*Exercise goal*: Retype every line from the top of the entries down to the one with "plt.rcParams['font.family'] = ['Noto", both included, and skip the pictures.

*Working data*:
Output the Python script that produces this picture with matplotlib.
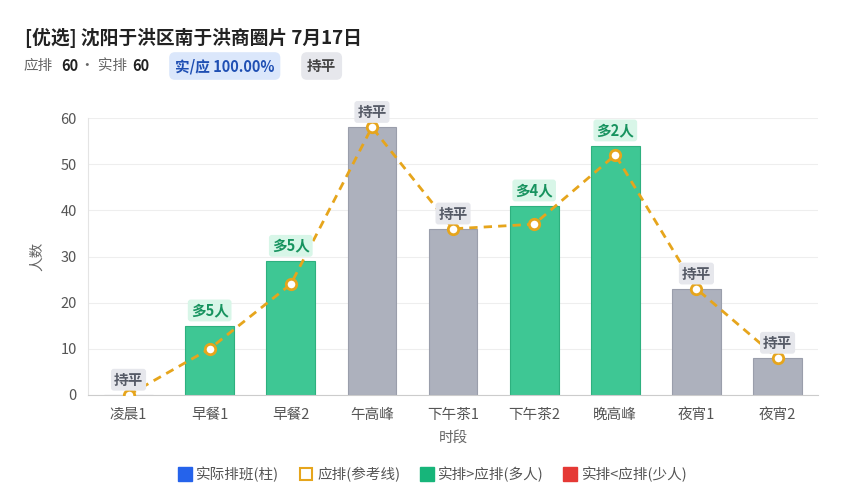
import numpy as np
import matplotlib
matplotlib.use('Agg')
import matplotlib.pyplot as plt
from matplotlib.lines import Line2D

plt.rcParams['font.family'] = ['Noto Sans CJK SC', 'DejaVu Sans']

# data
slots = ['凌晨1', '早餐1', '早餐2', '午高峰', '下午茶1', '下午茶2', '晚高峰', '夜宵1', '夜宵2']
actual = [0, 15, 29, 58, 36, 41, 54, 23, 8]
planned = [0, 10, 24, 58, 36, 37, 52, 23, 8]
title = '[优选] 沈阳于洪区南于洪商圈片 7月17日'
plan_total = 60
actual_total = 60
ratio_text = '实/应 100.00%'
status_text = '持平'

GREEN = '#3ec794'
GREEN_EDGE = '#2eb07f'
GRAY = '#adb1bd'
GRAY_EDGE = '#9a9eab'
RED = '#e84545'
ORANGE = '#e6a51c'

fig = plt.figure(figsize=(8.5, 5), dpi=100)
ax = fig.add_axes([0.1035, 0.21, 0.859, 0.554])

x = np.arange(len(slots))
diff = [a - p for a, p in zip(actual, planned)]
colors = [GREEN if d > 0 else (RED if d < 0 else GRAY) for d in diff]
edges = [GREEN_EDGE if d > 0 else ('#c93030' if d < 0 else GRAY_EDGE) for d in diff]

ax.bar(x, actual, width=0.6, color=colors, edgecolor=edges, linewidth=0.8, zorder=2)
ax.plot(x, planned, color=ORANGE, linestyle=(0, (3, 2.2)), linewidth=2, zorder=3,
        marker='o', markersize=7.5, markerfacecolor='white', markeredgecolor=ORANGE,
        markeredgewidth=2)

for xi, a, p, d in zip(x, actual, planned, diff):
    top = max(a, p)
    if d > 0:
        txt, fc, tc = f'多{d}人', '#d8f6e8', '#17935f'
    elif d < 0:
        txt, fc, tc = f'少{-d}人', '#fde0e0', '#c93030'
    else:
        txt, fc, tc = '持平', '#e6e7ec', '#555a66'
    ax.annotate(txt, (xi, top), xytext=(0, 11), textcoords='offset points',
                ha='center', va='center', fontsize=10.5, fontweight='bold', color=tc,
                bbox=dict(boxstyle='round,pad=0.2', fc=fc, ec='none'),
                annotation_clip=False, zorder=5)

ax.set_xlim(-0.5, len(slots) - 0.5)
ax.set_ylim(0, 60)
ax.set_yticks(range(0, 61, 10))
ax.set_xticks(x)
ax.set_xticklabels(slots)
ax.tick_params(axis='both', colors='#555555', labelsize=10.5, length=0, pad=8)
ax.tick_params(axis='x', pad=9)
ax.grid(axis='y', color='#eeeeee', linewidth=0.8, zorder=0)
ax.set_axisbelow(True)
for s in ['top', 'right']:
    ax.spines[s].set_visible(False)
ax.spines['left'].set_color('#e4e4e4')
ax.spines['bottom'].set_color('#cccccc')
ax.set_xlabel('时段', fontsize=10.5, color='#666666', labelpad=7)
ax.set_ylabel('人数', fontsize=10.5, color='#666666', labelpad=12)

# header
fig.text(25 / 850, 1 - 38 / 500, title, fontsize=13.5, fontweight='bold',
         color='#222222', va='center')
yh = 1 - 66 / 500
fig.text(24 / 850, yh, '应排', fontsize=10.5, color='#666666', va='center')
fig.text(61 / 850, yh, str(plan_total), fontsize=10.5, fontweight='bold', color='#222222', va='center')
fig.text(80 / 850, yh, '· 实排', fontsize=10.5, color='#666666', va='center')
fig.text(132 / 850, yh, str(actual_total), fontsize=10.5, fontweight='bold', color='#222222', va='center')
fig.text(175 / 850, yh, ratio_text, fontsize=10.5, fontweight='bold', color='#1f4fb3', va='center',
         bbox=dict(boxstyle='round,pad=0.4', fc='#dbe7fb', ec='none'))
fig.text(307 / 850, yh, status_text, fontsize=10.5, fontweight='bold', color='#444444', va='center',
         bbox=dict(boxstyle='round,pad=0.4', fc='#e6e7ec', ec='none'))

# legend
handles = [
    Line2D([], [], marker='s', linestyle='none', markersize=10, markerfacecolor='#2563eb', markeredgecolor='#2563eb'),
    Line2D([], [], marker='s', linestyle='none', markersize=9, markerfacecolor='white', markeredgecolor=ORANGE, markeredgewidth=1.5),
    Line2D([], [], marker='s', linestyle='none', markersize=10, markerfacecolor='#17b57a', markeredgecolor='#17b57a'),
    Line2D([], [], marker='s', linestyle='none', markersize=10, markerfacecolor='#e53935', markeredgecolor='#e53935'),
]
labels = ['实际排班(柱)', '应排(参考线)', '实排>应排(多人)', '实排<应排(少人)']
leg = fig.legend(handles, labels, loc='center', bbox_to_anchor=(0.508, 1 - 474 / 500), ncol=4,
                 frameon=False, fontsize=10.5, handletextpad=0.2, columnspacing=1.2,
                 handlelength=1.2)
for t in leg.get_texts():
    t.set_color('#555555')

fig.savefig('out.png', dpi=100, facecolor='white')
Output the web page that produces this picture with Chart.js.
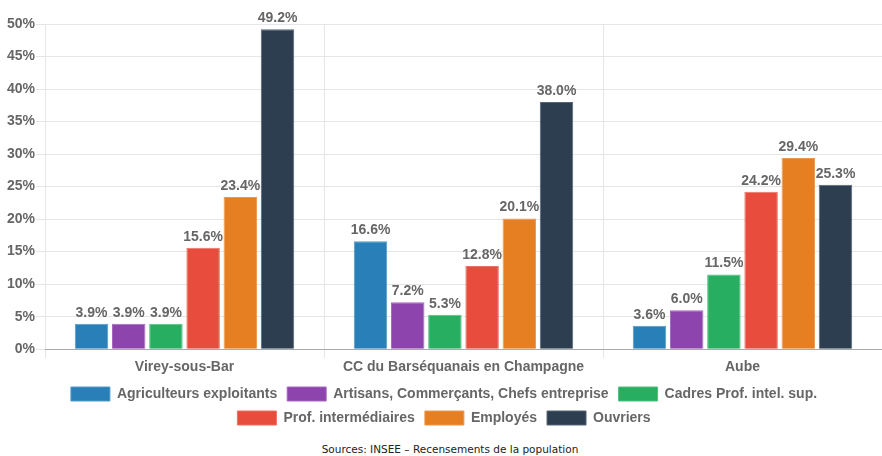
<!DOCTYPE html>
<html><head><meta charset="utf-8">
<script src="https://cdn.jsdelivr.net/npm/chart.js@4/dist/chart.umd.min.js"></script>
<style>
html,body{margin:0;padding:0;background:#fff;}
#wrap{position:relative;width:882px;height:435px;}
#src{position:absolute;top:443px;left:9px;width:882px;text-align:center;font-family:"DejaVu Sans",Verdana,sans-serif;font-size:10.5px;color:#222;}
</style></head>
<body>
<div id="wrap"><canvas id="c" width="882" height="435"></canvas></div>
<div id="src">Sources: INSEE – Recensements de la population</div>
<script>
const categories = ["Virey-sous-Bar", "CC du Barséquanais en Champagne", "Aube"];
const seriesNames = ["Agriculteurs exploitants", "Artisans, Commerçants, Chefs entreprise", "Cadres Prof. intel. sup.", "Prof. intermédiaires", "Employés", "Ouvriers"];
const agriculteurs = [3.9, 16.6, 3.6];
const artisans = [3.9, 7.2, 6.0];
const cadres = [3.9, 5.3, 11.5];
const profInter = [15.6, 12.8, 24.2];
const employes = [23.4, 20.1, 29.4];
const ouvriers = [49.2, 38.0, 25.3];
const yTicks = [0, 5, 10, 15, 20, 25, 30, 35, 40, 45, 50];
const colors = ["#2980b9", "#8e44ad", "#27ae60", "#e74c3c", "#e67e22", "#2c3e50"];
const borders = ["#5599c7", "#a569bd", "#52be80", "#ec7063", "#eb984e", "#566573"];
const values = [agriculteurs, artisans, cadres, profInter, employes, ouvriers];
const FONT = '"Liberation Sans", Arial, sans-serif';

const labelPlugin = {
  id: 'valueLabels',
  afterDatasetsDraw(chart) {
    const ctx = chart.ctx;
    ctx.save();
    ctx.font = 'bold 14px ' + FONT;
    ctx.fillStyle = '#666';
    ctx.textAlign = 'center';
    ctx.textBaseline = 'bottom';
    chart.data.datasets.forEach((ds, i) => {
      const meta = chart.getDatasetMeta(i);
      meta.data.forEach((bar, j) => {
        ctx.fillText(ds.data[j].toFixed(1) + '%', bar.x, bar.y - 4);
      });
    });
    ctx.restore();
  }
};

new Chart(document.getElementById('c'), {
  type: 'bar',
  data: {
    labels: categories,
    datasets: seriesNames.map((n, i) => ({
      label: n, data: values[i], backgroundColor: colors[i], borderColor: borders[i], borderWidth: 1
    }))
  },
  options: {
    responsive: false,
    animation: false,
    layout: { padding: { top: 24, right: 0, left: 6, bottom: 0 } },
    plugins: {
      legend: {
        position: 'bottom',
        labels: { boxWidth: 39, boxHeight: 14, color: '#666', padding: 10, font: { size: 14, weight: 'bold', family: FONT } }
      },
      tooltip: { enabled: false }
    },
    scales: {
      x: {
        grid: { color: '#e6e6e6', drawTicks: true, tickLength: 9 },
        border: { color: '#aaa' },
        ticks: { padding: 1, color: '#666', font: { size: 14, weight: 'bold', family: FONT } }
      },
      y: {
        min: 0, max: 50,
        afterBuildTicks: axis => { axis.ticks = yTicks.map(v => ({ value: v })); },
        grid: { color: '#e6e6e6', drawTicks: true, tickLength: 9 },
        border: { display: false },
        ticks: { padding: 1, color: '#666', callback: v => v + '%', font: { size: 14, weight: 'bold', family: FONT } }
      }
    }
  },
  plugins: [labelPlugin]
});
</script>
</body></html>
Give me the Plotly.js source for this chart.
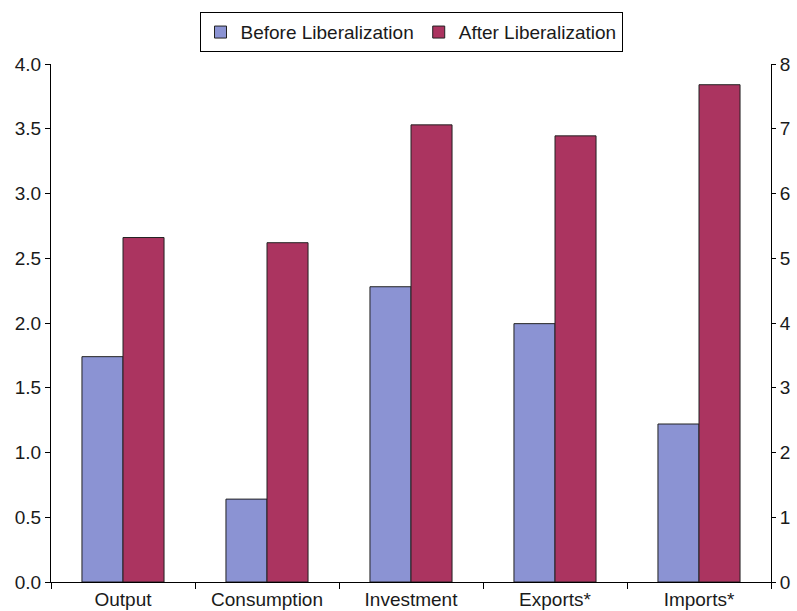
<!DOCTYPE html>
<html>
<head>
<meta charset="utf-8">
<script src="https://cdn.plot.ly/plotly-3.0.1.min.js"></script>
<style>html,body{margin:0;padding:0;background:#fff;}#chart{width:797px;height:611px;}</style>
</head>
<body>
<div id="chart"></div>
<script>
// Categories measured on the left axis
const leftCategories = ["Output", "Consumption", "Investment"];
const beforeLeft = [1.74, 0.64, 2.28];
const afterLeft = [2.66, 2.62, 3.53];
// Categories measured on the right axis (*)
const rightCategories = ["Exports*", "Imports*"];
const beforeRight = [3.99, 2.44];
const afterRight = [6.89, 7.68];
const allCategories = leftCategories.concat(rightCategories);
const seriesNames = ["Before Liberalization", "After Liberalization"];
const colors = ["#8b93d3", "#ab3460"];

const lineStyle = {color: "#222", width: 1};
const traces = [
  {type: "bar", x: leftCategories, y: beforeLeft, name: seriesNames[0], offsetgroup: "b", legendgroup: "b",
   marker: {color: colors[0], line: lineStyle}, yaxis: "y"},
  {type: "bar", x: leftCategories, y: afterLeft, name: seriesNames[1], offsetgroup: "a", legendgroup: "a",
   marker: {color: colors[1], line: lineStyle}, yaxis: "y"},
  {type: "bar", x: rightCategories, y: beforeRight, name: seriesNames[0], offsetgroup: "b", legendgroup: "b", showlegend: false,
   marker: {color: colors[0], line: lineStyle}, yaxis: "y2"},
  {type: "bar", x: rightCategories, y: afterRight, name: seriesNames[1], offsetgroup: "a", legendgroup: "a", showlegend: false,
   marker: {color: colors[1], line: lineStyle}, yaxis: "y2"}
];

const font = {family: "Liberation Sans, Arial, sans-serif", size: 19, color: "#1a1a1a"};
const layout = {
  width: 797, height: 611,
  margin: {l: 51, r: 26, t: 61, b: 29, pad: 0},
  paper_bgcolor: "#fff", plot_bgcolor: "#fff",
  font: font,
  barmode: "group", bargap: 0.43, bargroupgap: 0,
  showlegend: true,
  legend: {orientation: "h", x: 0.5, xanchor: "center", y: 1.1, yanchor: "top",
           bordercolor: "#000", borderwidth: 1, font: font, traceorder: "normal",
           itemwidth: 30, tracegroupgap: 0},
  xaxis: {type: "category", categoryorder: "array", categoryarray: allCategories,
          showline: true, linecolor: "#000", linewidth: 1, ticks: "outside", ticklen: 6, tickcolor: "#000",
          tickson: "boundaries", showgrid: false, zeroline: false, fixedrange: true},
  yaxis: {range: [0, 4], dtick: 0.5, tickformat: ".1f", showline: true, linecolor: "#000", linewidth: 1,
          ticks: "outside", ticklen: 5, tickcolor: "#000", showgrid: false, zeroline: false},
  yaxis2: {range: [0, 8], dtick: 1, overlaying: "y", side: "right", showline: true, linecolor: "#000", linewidth: 1,
           ticks: "outside", ticklen: 4, tickcolor: "#000", showgrid: false, zeroline: false}
};
Plotly.newPlot("chart", traces, layout, {staticPlot: true});
</script>
</body>
</html>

*Response*:
Output the Python script that produces this picture with matplotlib.
import numpy as np
import matplotlib
matplotlib.use('Agg')
import matplotlib.pyplot as plt
from matplotlib.lines import Line2D

plt.rcParams['font.family'] = ['Noto Sans CJK SC', 'DejaVu Sans']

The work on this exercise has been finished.